Ingrid Mattson discusses her conversion to Islam:
I spent a lot of time looking at art the year before I became a Muslim. Completing a degree in Philosophy and Fine Arts, I sat for hours in darkened classrooms where my professors projected pictures of great works of Western art on the wall. I worked in the archives for the Fine Arts department, preparing and cataloging slides. I gathered stacks of thick art history books every time I studied in the university library. I went to art museums in Toronto, Montreal and Chicago. That summer in Paris, "the summer I met Muslims" as I always think of it, I spent a whole day (the free day) each week in the Louvre.
What was I seeking in such an intense engagement with visual art?

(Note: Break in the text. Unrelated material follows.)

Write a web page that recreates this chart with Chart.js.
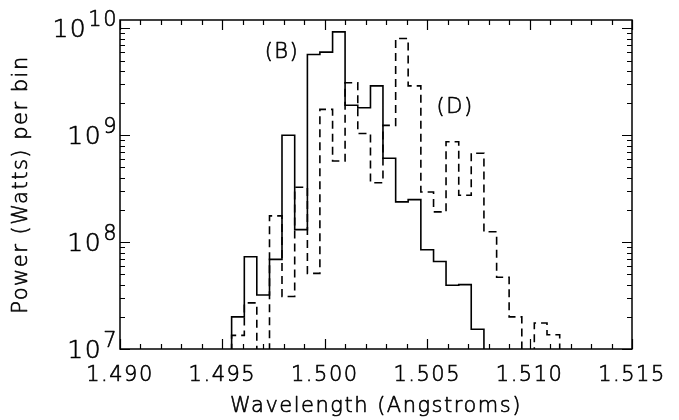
<!DOCTYPE html>
<html>
<head>
<meta charset="utf-8">
<script src="https://cdn.jsdelivr.net/npm/chart.js@4.4.1/dist/chart.umd.min.js"></script>
<style>
  html, body { margin: 0; padding: 0; background: #fff; }
  #wrap { width: 679px; height: 420px; position: relative; }
</style>
</head>
<body>
<div id="wrap"><canvas id="c"></canvas></div>
<script>
// ---- data ----
// histogram bin edges (Angstroms)
const binEdges = [1.49545, 1.49607, 1.49668, 1.49730, 1.49791, 1.49853, 1.49915, 1.49976,
                  1.50038, 1.50099, 1.50161, 1.50223, 1.50284, 1.50346, 1.50407, 1.50469,
                  1.50531, 1.50592, 1.50654, 1.50715, 1.50777, 1.50839, 1.50900, 1.50962,
                  1.51023, 1.51085, 1.51147];
// (B) solid histogram, Watts per bin
const powerB = [2.0e7, 7.3e7, 3.2e7, 6.9e7, 1.0e9, 1.31e8, 5.7e9, 6.0e9, 9.3e9, 1.91e9,
                1.81e9, 2.9e9, 6.1e8, 2.38e8, 2.5e8, 8.5e7, 6.6e7, 3.95e7, 4.0e7, 1.53e7];
// (D) dashed histogram, Watts per bin (values below 1e7 fall under the axis)
const powerD = [1.34e7, 2.7e7, 5e6, 1.76e8, 3.1e7, 3.27e8, 5.1e7, 1.75e9, 5.75e8, 3.1e9,
                1.04e9, 3.6e8, 1.24e9, 8.05e9, 2.9e9, 2.95e8, 1.92e8, 8.7e8, 2.75e8, 6.8e8,
                1.25e8, 4.7e7, 2.0e7, 5e6, 1.75e7, 1.36e7];
const floorValue = 1e6;
// axis ticks and titles
const xTickValues = [1.490, 1.495, 1.500, 1.505, 1.510, 1.515];
const yDecades = [1e7, 1e8, 1e9, 1e10];
const yExponents = ['7', '8', '9', '10'];
const xTitle = 'Wavelength (Angstroms)';
const yTitle = 'Power (Watts) per bin';
// curve labels
const curveLabels = ['(B)', '(D)'];
const curveLabelX = [1.49791, 1.50636];
const curveLabelY = [6.0e9, 1.83e9];

function stepPoints(vals) {
  const pts = [{x: binEdges[0], y: floorValue}];
  vals.forEach((v, i) => pts.push({x: binEdges[i], y: v}));
  pts.push({x: binEdges[vals.length], y: floorValue});
  return pts;
}

const FONT = "'DejaVu Sans', sans-serif";
const W = 200;
const TSW = 0.6;

function txt(ctx, s, x, y) {
  ctx.strokeText(s, x, y);
  ctx.fillText(s, x, y);
}

const decorPlugin = {
  id: 'decor',
  beforeDraw(chart) {
    chart.ctx.letterSpacing = '1.5px';
  },
  afterDraw(chart) {
    const ctx = chart.ctx;
    const a = chart.chartArea;
    const xs = chart.scales.x, ys = chart.scales.y;
    ctx.save();
    ctx.strokeStyle = '#000';
    ctx.lineWidth = 1.5;
    ctx.strokeRect(a.left, a.top, a.right - a.left, a.bottom - a.top);
    ctx.lineWidth = 1.2;
    ctx.beginPath();
    // x ticks (bottom and top), minor each 0.001
    for (let i = 0; i <= 25; i++) {
      const v = 1.490 + i * 0.001;
      const px = Math.round(xs.getPixelForValue(v)) + 0.5;
      const len = (i % 5 === 0) ? 10 : 5;
      ctx.moveTo(px, a.bottom); ctx.lineTo(px, a.bottom - len);
      ctx.moveTo(px, a.top); ctx.lineTo(px, a.top + len);
    }
    // y ticks (left and right)
    for (let d = 7; d <= 10; d++) {
      for (let m = 1; m <= 9; m++) {
        const v = m * Math.pow(10, d);
        if (v < ys.min || v > ys.max) continue;
        const py = Math.round(ys.getPixelForValue(v)) + 0.5;
        const len = (m === 1) ? 10 : 5;
        ctx.moveTo(a.left, py); ctx.lineTo(a.left + len, py);
        ctx.moveTo(a.right, py); ctx.lineTo(a.right - len, py);
      }
    }
    ctx.stroke();

    ctx.fillStyle = '#000';
    ctx.lineWidth = TSW;
    ctx.lineJoin = 'round';
    // y tick labels 10^n
    ctx.textBaseline = 'alphabetic';
    ctx.textAlign = 'right';
    yDecades.forEach((v, i) => {
      const py = ys.getPixelForValue(v);
      ctx.font = W + ' 21px ' + FONT;
      const expW = ctx.measureText(yExponents[i]).width;
      const right = a.left - 2;
      txt(ctx, yExponents[i], right, py - 2);
      ctx.font = W + ' 25px ' + FONT;
      txt(ctx, '10', right - expW - 1, py + 9);
    });
    // axis titles
    ctx.font = W + ' 21px ' + FONT;
    ctx.textAlign = 'center';
    ctx.textBaseline = 'middle';
    txt(ctx, xTitle, (a.left + a.right) / 2, 407);
    ctx.save();
    ctx.translate(22, (a.top + a.bottom) / 2);
    ctx.rotate(-Math.PI / 2);
    txt(ctx, yTitle, 0, 0);
    ctx.restore();
    // curve labels
    curveLabels.forEach((t, i) => {
      txt(ctx, t, xs.getPixelForValue(curveLabelX[i]), ys.getPixelForValue(curveLabelY[i]));
    });
    ctx.restore();
  }
};

new Chart(document.getElementById('c'), {
  type: 'line',
  data: {
    datasets: [
      { label: '(B)', data: stepPoints(powerB), stepped: 'before', borderColor: '#000',
        borderWidth: 1.6, pointRadius: 0, fill: false },
      { label: '(D)', data: stepPoints(powerD), stepped: 'before', borderColor: '#000',
        borderWidth: 1.6, borderDash: [8, 5], pointRadius: 0, fill: false }
    ]
  },
  options: {
    responsive: true,
    maintainAspectRatio: false,
    animation: false,
    events: [],
    layout: { padding: { left: 0, top: 20, right: 47, bottom: 0 } },
    plugins: { legend: { display: false }, tooltip: { enabled: false } },
    scales: {
      x: {
        type: 'linear', position: 'bottom', min: 1.490, max: 1.515,
        afterFit(s) { s.height = 71; },
        afterBuildTicks(s) { s.ticks = xTickValues.map(v => ({value: v})); },
        grid: { display: false, drawTicks: false },
        border: { display: false },
        ticks: { color: '#000', font: { family: FONT, size: 21, weight: W }, padding: 14, maxRotation: 0,
                 textStrokeColor: '#000', textStrokeWidth: TSW,
                 autoSkip: false, callback: v => Number(v).toFixed(3) },
        title: { display: false }
      },
      y: {
        type: 'logarithmic', position: 'left', min: 1e7, max: 1.2e10,
        afterFit(s) { s.width = 120; },
        grid: { display: false, drawTicks: false },
        border: { display: false },
        ticks: { display: false },
        title: { display: false }
      }
    }
  },
  plugins: [decorPlugin]
});
</script>
</body>
</html>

Perhaps some of the transcendence I felt as a child in the cool darkness of the Catholic Church I loved. In high school, I had lost my natural faith in God, and rarely thought about religion after that. In college, philosophy had brought me from Plato, through Descartes only to end at Existentialism-a barren outcome. At least art was productive-there was a tangible result at the end of the process. But in the end, I found even the strongest reaction to a work of art isolating. Of course I felt some connection to the artist, appreciation for another human perspective. But each time the aesthetic response flared up, then died down. It left no basis for action.
Then I met people who did not construct statues or sensual paintings of gods, great men and beautiful women. Yet they knew about God, they honored their leaders, and they praised the productive work of women. They did not try to depict the causes; they traced the effects.
Soon after I met my husband, he told me about a woman he greatly admired. He spoke of her intelligence, her eloquence and her generosity. This woman, he told me, tutored her many children in traditional and modern learning. With warm approval, he spoke of her frequent arduous trips to refugee camps and orphanages to help relief efforts. With profound respect, he told me of her religious knowledge, which she imparted to other women in regular lectures. And he told me of the meals she had sent to him, when she knew he was too engaged in his work with the refugees to see to his own needs. When I finally met this woman I found that she was covered, head to toe, in traditional Islamic dress. I realized with some amazement that my husband had never seen her. He had never seen her face. Yet he knew her. He knew her by her actions, by the effects she left on other people.
Western civilization has a long tradition of visual representation. No longer needing more from such art than a moment of shared vision with an artist alive or dead, I can appreciate it once more. But popular culture has made representation simultaneously omnipresent and anonymous. We seem to make the mistake of thinking that seeing means knowing, and that the more exposed a person is, the more important they are.